From Keychains to Classrooms

The project’s growth has been exponential. “One of the challenges is monitoring the process to ensure the plastics correspond to credits that can be accepted internationally,” explains Magileviciute. To meet these standards, the workshop has upgraded from making small trinkets like dolphin keychains to producing heavy-duty recycled boards. This year, Ekonatura is on track to process a full tonne of plastic.

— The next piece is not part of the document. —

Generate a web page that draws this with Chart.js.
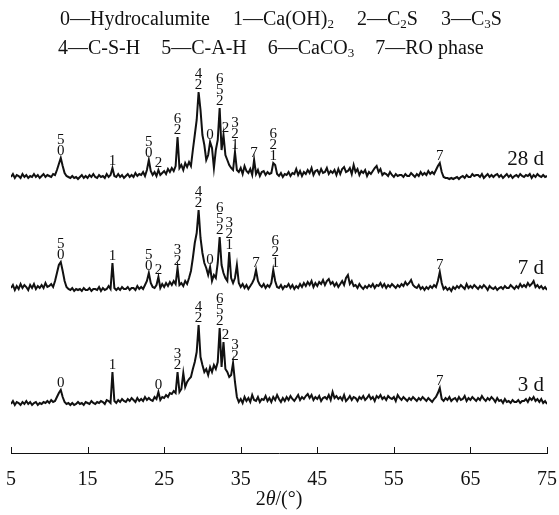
<!DOCTYPE html>
<html>
<head>
<meta charset="utf-8">
<script src="https://cdn.jsdelivr.net/npm/chart.js@4.4.0/dist/chart.umd.min.js"></script>
<style>
  body { margin: 0; background: #fff; }
  #wrap { position: relative; width: 559px; height: 515px; }
  .leg {
    position: absolute; white-space: nowrap;
    font-family: "Liberation Serif", "Times New Roman", serif;
    font-size: 20px; color: #111; line-height: 22px;
  }
  .leg sub { font-size: 13px; vertical-align: -3px; line-height: 0; }
  .gap { display: inline-block; width: 23px; }
  .gap2 { display: inline-block; width: 21px; }
</style>
</head>
<body>
<div id="wrap">
  <canvas id="xrd" width="559" height="515"></canvas>
  <div class="leg" style="top:7px;left:60px">0—Hydrocalumite<span class="gap"></span>1—Ca(OH)<sub>2</sub><span class="gap"></span>2—C<sub>2</sub>S<span class="gap"></span>3—C<sub>3</sub>S</div>
  <div class="leg" style="top:36px;left:58px">4—C-S-H<span class="gap2"></span>5—C-A-H<span class="gap2"></span>6—CaCO<sub>3</sub><span class="gap2"></span>7—RO phase</div>
</div>
<script>
// 2θ grid: 5° to 75°, step 0.25°
const angleStart = 5;
const angleStep = 0.25;

const xTicks = [5, 15, 25, 35, 45, 55, 65, 75];
const traceNames = ["28 d", "7 d", "3 d"];
const traceOffsets = [273, 160, 46];
const nameHeights = [21, 25, 22];

// intensities, one row per degree (x.00, x.25, x.50, x.75)
const int28d = [
  3,6,2,5, 4,2,6,3, 5,2,4,3, 6,3,5,2, 4,6,3,5,
  4,3,6,5, 10,16,22,14, 7,4,3,2, 4,2,3,1, 3,5,2,4,
  2,5,3,6, 3,2,5,3, 4,2,6,3, 5,12,4,3, 6,3,5,2,
  4,6,3,5, 3,7,4,6, 5,8,4,10, 20,9,5,8, 4,10,5,7,
  9,6,11,8, 12,9,14,43, 12,15,10,17, 13,18,14,30, 45,60,88,70,
  45,35,20,25, 38,32,12,30, 40,72,30,45, 25,20,15,12, 10,28,10,8,
  12,6,14,9, 7,11,5,20, 6,10,4,8, 9,5,8,6, 7,17,15,6,
  4,7,3,6, 5,8,4,7, 6,11,5,9, 4,8,6,10, 7,12,5,9,
  10,6,11,7, 8,12,6,9, 7,10,5,11, 6,11,13,8, 9,12,6,15,
  8,11,5,9, 7,10,4,8, 6,9,12,14, 8,11,5,7, 6,4,8,5,
  3,6,4,5, 5,3,6,4, 4,7,5,3, 6,4,8,5, 7,5,9,6,
  8,6,10,14, 17,8,3,2, 2,1,2,1, 2,3,1,3, 4,2,5,3,
  3,6,4,5, 5,3,6,2, 4,6,3,5, 3,5,6,3, 5,2,4,6,
  3,5,2,4, 5,3,6,4, 3,5,4,6, 2,5,3,6, 4,3,5,3,
  4
];
const int7d = [
  5,8,3,7, 4,9,5,8, 6,3,8,5, 9,4,7,5, 8,5,10,6,
  7,9,6,12, 20,28,31,22, 12,6,4,3, 5,2,4,3, 4,2,5,3,
  3,5,2,4, 4,3,6,2, 5,3,4,7, 4,30,5,3, 5,3,6,4,
  4,6,3,5, 5,3,7,4, 6,4,8,12, 20,10,6,5, 8,16,5,9,
  6,10,7,11, 8,12,9,25, 8,10,7,12, 9,15,22,35, 50,60,83,55,
  40,30,25,18, 26,12,18,15, 30,56,28,20, 15,12,41,15, 10,15,28,10,
  6,9,5,8, 4,7,10,14, 23,12,8,6, 9,5,8,6, 10,23,12,6,
  5,8,4,7, 6,9,5,8, 4,7,5,9, 6,10,7,11, 8,12,6,10,
  7,11,9,13, 8,12,14,9, 11,7,10,6, 9,12,8,15, 18,9,12,7,
  8,5,9,6, 4,7,5,8, 6,9,5,8, 7,10,6,9, 5,8,6,9,
  7,5,8,6, 9,7,11,8, 10,13,8,6, 5,8,4,6, 3,6,4,7,
  5,8,6,12, 21,10,4,6, 3,5,2,6, 4,7,5,8, 6,4,9,5,
  7,5,8,6, 4,7,5,8, 6,3,7,5, 4,6,3,5, 6,4,7,5,
  5,8,6,4, 7,5,9,6, 8,6,10,7, 9,12,6,8, 5,7,4,6,
  3
];
const int3d = [
  3,6,2,5, 4,2,5,3, 6,3,5,2, 4,5,2,4, 3,5,4,6,
  4,7,5,6, 10,14,17,10, 5,3,4,2, 4,2,3,5, 3,4,2,5,
  4,3,6,4, 3,5,4,6, 5,3,7,6, 4,35,6,4, 7,5,8,6,
  5,8,6,9, 7,5,9,6, 8,6,10,7, 9,7,6,10, 8,15,7,10,
  9,12,10,14, 13,16,14,35, 15,18,34,20, 25,28,30,38, 45,55,82,50,
  42,35,38,32, 40,35,42,38, 45,79,40,65, 38,35,30,32, 44,25,10,5,
  8,4,10,6, 9,5,12,7, 6,10,5,8, 7,11,6,9, 5,10,7,12,
  8,5,9,6, 10,7,11,8, 6,9,12,7, 10,8,11,13, 9,12,7,10,
  8,11,6,9, 10,8,12,7, 15,9,11,8, 10,7,12,6, 8,11,7,10,
  9,6,10,8, 11,7,9,12, 8,10,6,11, 9,12,8,10, 7,11,9,8,
  10,6,12,9, 7,10,8,6, 9,7,10,8, 6,9,7,10, 8,6,9,7,
  5,8,10,14, 19,8,6,9, 7,10,6,8, 9,6,10,7, 8,11,6,9,
  7,10,8,6, 9,7,11,8, 6,9,7,10, 8,5,9,6, 7,4,8,5,
  6,4,7,5, 5,7,4,6, 6,8,5,9, 7,10,6,8, 5,8,4,6,
  3
];
const intensities = [int28d, int7d, int3d];

// peak labels: [2θ, lines from top to bottom]
const peaks28d = [
  [11.5, ["5", "0"]], [18.25, ["1"]], [23, ["5", "0"]], [24.25, ["2"]],
  [26.75, ["6", "2"]], [29.5, ["4", "2"]], [31, ["0"]], [32.25, ["6", "5", "2"]],
  [33, ["2"]], [34.25, ["3", "2", "1"]], [36.75, ["7"]], [39.25, ["6", "2", "1"]], [61, ["7"]]
];
const peaks7d = [
  [11.5, ["5", "0"]], [18.25, ["1"]], [23, ["5", "0"]], [24.25, ["2"]],
  [26.75, ["3", "2"]], [29.5, ["4", "2"]], [31, ["0"]], [32.25, ["6", "5", "2"]],
  [33.5, ["3", "2", "1"]], [37, ["7"]], [39.5, ["6", "2", "1"]], [61, ["7"]]
];
const peaks3d = [
  [11.5, ["0"]], [18.25, ["1"]], [24.25, ["0"]], [26.75, ["3", "2"]],
  [29.5, ["4", "2"]], [32.25, ["6", "5", "2"]], [33, ["2"]], [34.25, ["3", "2"]], [61, ["7"]]
];
const peakLabels = [peaks28d, peaks7d, peaks3d];

const serif = '"Liberation Serif", "Times New Roman", serif';

const datasets = intensities.map((arr, i) => ({
  label: traceNames[i],
  data: arr.map((v, k) => ({ x: angleStart + k * angleStep, y: v + traceOffsets[i] })),
  borderColor: "#111",
  borderWidth: 2,
  pointRadius: 0,
  tension: 0,
  fill: false
}));

const xrdDecor = {
  id: "xrdDecor",
  afterDatasetsDraw(chart) {
    const { ctx, chartArea, scales: { x, y } } = chart;
    ctx.save();
    ctx.fillStyle = "#111";
    ctx.strokeStyle = "#111";

    // tick marks pointing up into the plot
    ctx.lineWidth = 1;
    xTicks.forEach(v => {
      const px = Math.round(x.getPixelForValue(v)) + 0.5;
      ctx.beginPath();
      ctx.moveTo(px, chartArea.bottom);
      ctx.lineTo(px, chartArea.bottom - 6);
      ctx.stroke();
    });

    // peak labels, stacked above the highest point near each label
    ctx.font = "15px " + serif;
    ctx.textAlign = "center";
    ctx.textBaseline = "alphabetic";
    peakLabels.forEach((list, i) => {
      const arr = intensities[i];
      list.forEach(([ang, lines]) => {
        let top = 0;
        arr.forEach((v, k) => {
          const a = angleStart + k * angleStep;
          if (Math.abs(a - ang) <= 0.3 && v > top) top = v;
        });
        const px = x.getPixelForValue(ang);
        let py = y.getPixelForValue(top + traceOffsets[i]) - 3;
        for (let j = lines.length - 1; j >= 0; j--) {
          ctx.fillText(lines[j], px, py);
          py -= 11;
        }
      });
    });

    // curve names
    ctx.font = "21px " + serif;
    ctx.textAlign = "right";
    ctx.textBaseline = "middle";
    traceNames.forEach((name, i) => {
      ctx.fillText(name, x.getPixelForValue(74.6), y.getPixelForValue(traceOffsets[i] + nameHeights[i]));
    });

    // axis title 2θ/(°)
    ctx.textBaseline = "middle";
    ctx.textAlign = "left";
    const parts = [["2", "20px " + serif], ["θ", "italic 20px " + serif], ["/(°)", "20px " + serif]];
    let w = 0;
    parts.forEach(p => { ctx.font = p[1]; w += ctx.measureText(p[0]).width; });
    let tx = (chartArea.left + chartArea.right) / 2 - w / 2;
    parts.forEach(p => {
      ctx.font = p[1];
      ctx.fillText(p[0], tx, 500);
      tx += ctx.measureText(p[0]).width;
    });
    ctx.restore();
  }
};

new Chart(document.getElementById("xrd"), {
  type: "line",
  data: { datasets },
  options: {
    responsive: false,
    animation: false,
    events: [],
    layout: { padding: { top: 73, left: 11, right: 12, bottom: 0 } },
    plugins: { legend: { display: false }, tooltip: { enabled: false } },
    scales: {
      x: {
        type: "linear",
        min: 5,
        max: 75,
        afterBuildTicks: axis => { axis.ticks = xTicks.map(v => ({ value: v })); },
        afterFit: axis => {
          axis.height = 62;
          axis.paddingLeft = 0;
          axis.paddingRight = 0;
        },
        grid: { display: true, drawOnChartArea: false, drawTicks: false },
        border: { display: true, color: "#111", width: 1 },
        ticks: { color: "#111", padding: 15, maxRotation: 0, font: { family: serif, size: 20 } }
      },
      y: { display: false, min: 0, max: 380 }
    }
  },
  plugins: [xrdDecor]
});
</script>
</body>
</html>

The transformation is a labor-intensive labor of love. Local collaborator Cipriana Lopes manages the “raw material” delivered by residents to the village eco-point. Each piece—from detergent bottles to discarded vessels—is meticulously cleaned by hand. Labels are scraped off with knives before the plastic is color-sorted, manually cut with industrial scissors, and fed into a shredder. The resulting plastic “sand” is then heated under high pressure to create durable, one-square-meter boards, each containing 11.5 kilograms of recycled waste.

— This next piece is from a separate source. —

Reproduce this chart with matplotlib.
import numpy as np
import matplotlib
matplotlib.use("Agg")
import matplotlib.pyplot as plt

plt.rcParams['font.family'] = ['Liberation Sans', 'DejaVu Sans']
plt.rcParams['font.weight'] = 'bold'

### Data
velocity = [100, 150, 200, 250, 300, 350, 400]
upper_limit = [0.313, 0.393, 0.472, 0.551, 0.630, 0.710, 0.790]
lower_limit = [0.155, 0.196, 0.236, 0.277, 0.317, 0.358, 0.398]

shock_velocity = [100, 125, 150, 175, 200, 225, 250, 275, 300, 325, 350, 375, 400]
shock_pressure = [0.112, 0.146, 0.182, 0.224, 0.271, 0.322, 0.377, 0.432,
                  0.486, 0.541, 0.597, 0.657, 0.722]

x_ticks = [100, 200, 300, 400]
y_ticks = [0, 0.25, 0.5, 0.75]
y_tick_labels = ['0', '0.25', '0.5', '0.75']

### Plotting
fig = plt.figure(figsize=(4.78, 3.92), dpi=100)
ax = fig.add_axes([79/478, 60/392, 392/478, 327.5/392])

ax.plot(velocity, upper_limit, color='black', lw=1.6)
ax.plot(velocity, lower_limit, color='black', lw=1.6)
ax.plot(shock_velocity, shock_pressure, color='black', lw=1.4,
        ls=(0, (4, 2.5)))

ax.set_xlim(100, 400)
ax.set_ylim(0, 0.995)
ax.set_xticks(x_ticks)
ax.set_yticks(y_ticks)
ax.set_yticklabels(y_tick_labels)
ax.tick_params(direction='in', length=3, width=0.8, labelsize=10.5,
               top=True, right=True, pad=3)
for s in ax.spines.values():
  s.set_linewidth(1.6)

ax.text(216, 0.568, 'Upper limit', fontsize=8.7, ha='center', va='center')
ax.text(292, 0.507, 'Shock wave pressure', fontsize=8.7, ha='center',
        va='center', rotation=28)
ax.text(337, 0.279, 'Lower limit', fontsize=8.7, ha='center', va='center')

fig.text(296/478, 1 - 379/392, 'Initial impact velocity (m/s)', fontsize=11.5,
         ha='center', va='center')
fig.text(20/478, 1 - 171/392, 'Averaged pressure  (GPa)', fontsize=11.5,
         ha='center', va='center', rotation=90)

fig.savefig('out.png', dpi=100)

The impact is visible in the local community: Ekonatura now supplies the state with school furniture. “It’s education in practice,” Magileviciute says. “What better example for children than sitting on chairs made of 100% recycled plastic and bottle caps?”

Entering the Global Market

The potential for Cape Verde to lead in this emerging sector is currently being mapped by a Portuguese-led study involving the Portuguese Association of Environmental Technology Companies (Apemeta). Set to be presented in December, the study highlights how organizations like Ekonatura can leverage beach cleanups and recycling to secure international funding.

This initiative comes at a critical time for the world’s oceans. With an estimated garbage truck’s worth of plastic dumped into the sea every minute, the World Economic Forum has warned that plastic could outweigh fish by 2050. The World Bank has recently backed “plastic credits” as a vital result-based mechanism to bridge the gap between private financing and grassroots environmental action.

A Circular Future

Beyond the global market, Ekonatura is becoming a staple of Cape Verdean tourism. Its community shop, which sells everything from side tables to recycled plastic Christmas trees, is now a stop on local travel itineraries, completing the circular economy loop as visitors purchase products made from the very waste that threatens the islands’ shores.

While project manager João Ferreira notes that changing the habits of adults remains a challenge, the enthusiasm of the youth and the project’s increasing financial viability offer a roadmap for expansion. As Cipriana Lopes hauls another wheelbarrow of waste to the shredder, her message to the international market is simple: “Just support us; we are ready to continue.”